A West Yorkshire man who lied about an inheritance to hide a £173,000 VAT fraud has been jailed for 10 months after an investigation by HM Revenue and Customs (HMRC).
Phillip Morris, from Pontefract, told HMRC officers that his business’s cash-flow was from a family inheritance. But the business did not exist and was just a front to commit VAT fraud.
Investigators found suspicious-looking invoices and basic spelling mistakes on doctored bank statements. When they checked with his alleged customers, farming businesses in Herefordshire and Worcestershire, Morris admitted he had falsified invoices from suppliers to claim back VAT and that his business records were also false.
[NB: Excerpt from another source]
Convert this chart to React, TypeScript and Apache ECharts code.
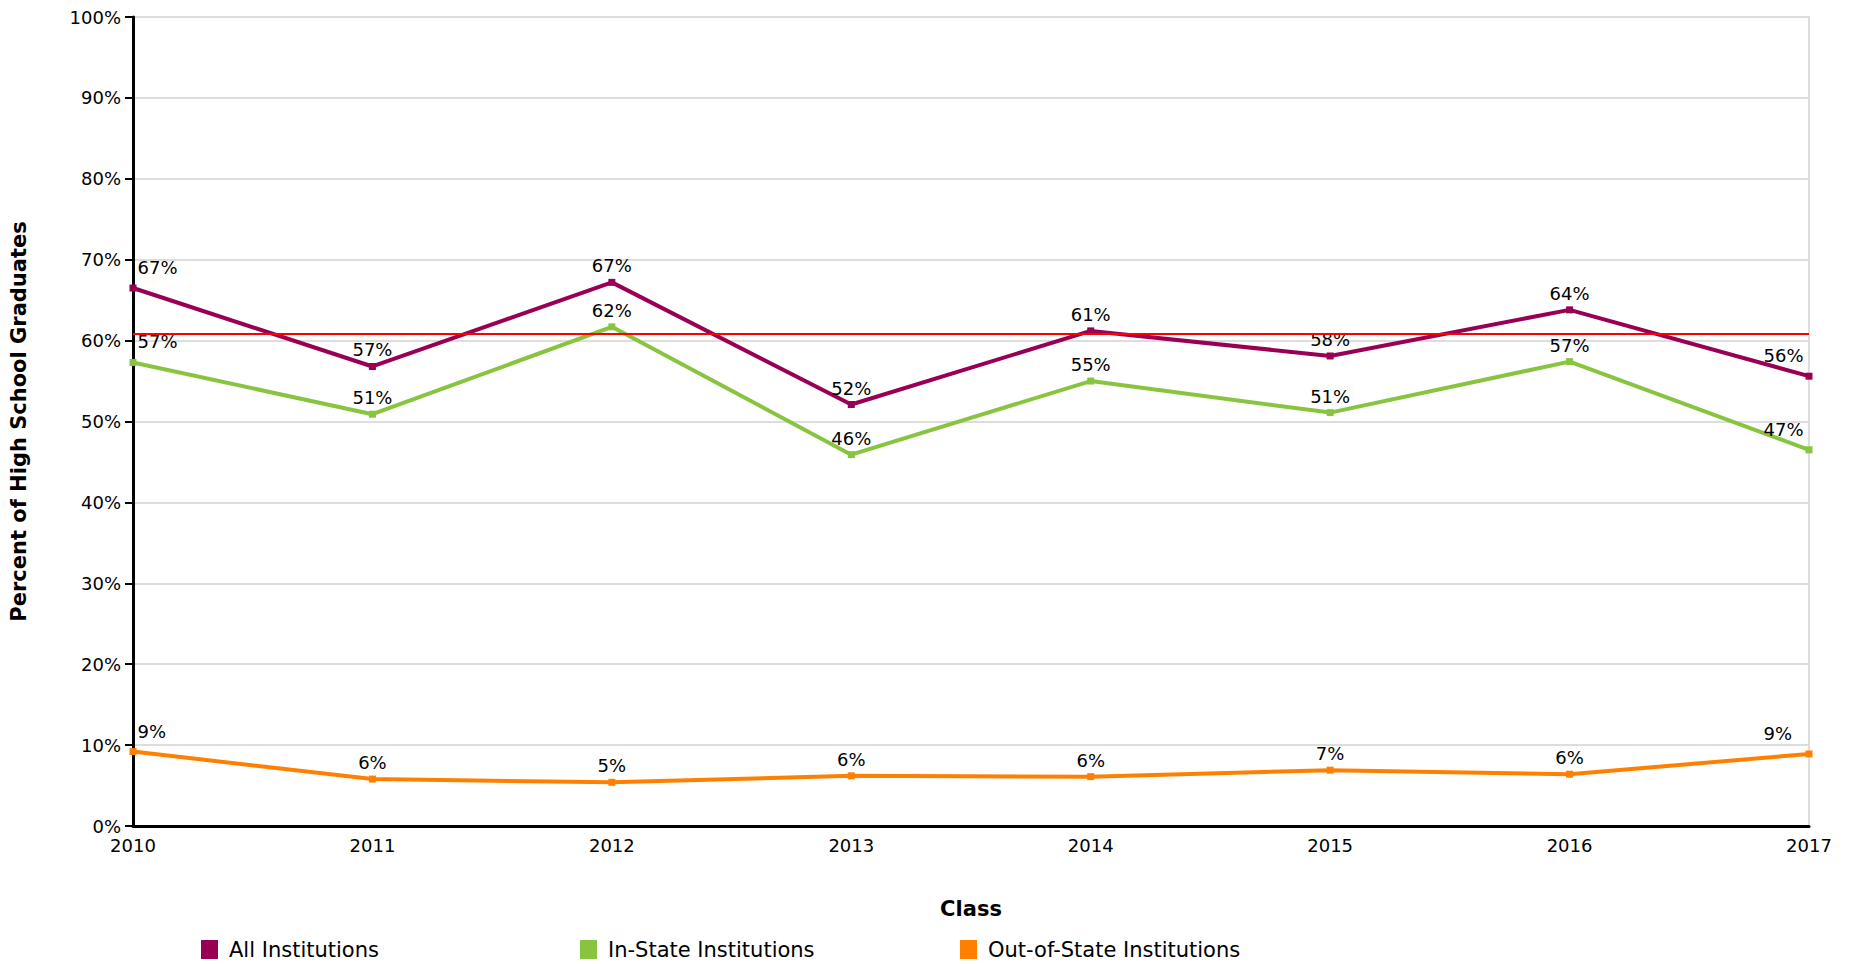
import * as echarts from "echarts";
import { useEffect, useRef } from "react";

const years = ["2010", "2011", "2012", "2013", "2014", "2015", "2016", "2017"];
const allInstitutions = [66.5, 56.8, 67.2, 52.1, 61.2, 58.1, 63.8, 55.6];
const inState = [57.3, 50.9, 61.7, 45.9, 55.0, 51.1, 57.4, 46.5];
const outOfState = [9.2, 5.8, 5.4, 6.2, 6.1, 6.9, 6.4, 8.9];
const referenceLine = 60.8;

const font = "DejaVu Sans";

function makeSeries(name: string, data: number[], color: string, extra: any = {}) {
  return {
    name,
    type: "line",
    data: data.map((v, i) => ({
      value: v,
      label: {
        position: i === 0 ? [8, -26] : i === data.length - 1 ? [-42, -26] : "top",
      },
    })),
    symbol: "rect",
    symbolSize: 7,
    itemStyle: { color },
    lineStyle: { color, width: 4 },
    label: {
      show: true,
      color: "#000",
      fontFamily: font,
      fontSize: 18,
      distance: 4,
      formatter: (p: any) => `${Math.round(p.value)}%`,
    },
    ...extra,
  };
}

export default function App() {
  const ref = useRef<HTMLDivElement | null>(null);

  useEffect(() => {
    document.body.style.margin = "0";
    if (!ref.current) return;
    const chart = echarts.init(ref.current, undefined, { renderer: "svg" });
    const legendBase = {
      top: 934,
      itemWidth: 17,
      itemHeight: 19,
      icon: "rect",
      textStyle: { fontFamily: font, fontSize: 21, color: "#000", padding: [0, 0, 0, 6] },
    };
    chart.setOption({
      animation: false,
      textStyle: { fontFamily: font },
      grid: { left: 128, right: 49, top: 17, bottom: 138, show: true, borderColor: "#dddddd", borderWidth: 2 },
      legend: [
        { ...legendBase, left: 196, data: ["All Institutions"] },
        { ...legendBase, left: 575, data: ["In-State Institutions"] },
        { ...legendBase, left: 955, data: ["Out-of-State Institutions"] },
      ],
      xAxis: {
        type: "category",
        data: years,
        boundaryGap: false,
        name: "Class",
        nameLocation: "middle",
        nameGap: 72,
        nameTextStyle: { fontFamily: font, fontSize: 21, fontWeight: "bold", color: "#000" },
        axisLine: { lineStyle: { color: "#000", width: 3 } },
        axisTick: { show: false },
        axisLabel: { color: "#000", fontSize: 18, fontFamily: font, margin: 10 },
        splitLine: { show: false },
      },
      yAxis: {
        type: "value",
        min: 0,
        max: 100,
        interval: 10,
        name: "Percent of High School Graduates",
        nameLocation: "middle",
        nameGap: 104,
        nameTextStyle: { fontFamily: font, fontSize: 21, fontWeight: "bold", color: "#000" },
        axisLine: { show: true, lineStyle: { color: "#000", width: 3 } },
        axisTick: { show: true, length: 8, lineStyle: { color: "#000", width: 2 } },
        axisLabel: { color: "#000", fontSize: 18, fontFamily: font, formatter: "{value}%", margin: 12 },
        splitLine: { lineStyle: { color: "#dddddd", width: 2 } },
      },
      series: [
        makeSeries("All Institutions", allInstitutions, "#990055", {
          markLine: {
            silent: true,
            symbol: "none",
            label: { show: false },
            lineStyle: { color: "#ff0000", width: 2, type: "solid" },
            data: [{ yAxis: referenceLine }],
          },
        }),
        makeSeries("In-State Institutions", inState, "#88c440"),
        makeSeries("Out-of-State Institutions", outOfState, "#ff8000"),
      ],
    });
    return () => chart.dispose();
  }, []);

  return <div ref={ref} style={{ width: 1858, height: 964 }} />;
}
Jo Tyler, Assistant Director, Criminal Investigation, HMRC, said:
“Morris lied to HMRC about a fictitious business to claim money he was not entitled to. His customers were faked, and he created fake business records in an attempt to cover his tracks. Stealing public money is not acceptable when the vast majority of people pay what is due when it’s due. HMRC will pursue every avenue to make sure that the UK’s tax system is not abused in this way.
“If you suspect anyone of committing tax fraud please call us on 0800 59 5000”
Morris said that he had set up an agricultural business buying grass seed and arranging for farmers to grow hay and straw that he later sold. Between July 2012 and July 2013 Morris claimed £173,000 in false VAT repayments. He pleaded guilty to two counts of VAT fraud and was sentenced on 24 November 2014 by Leeds Crown Court.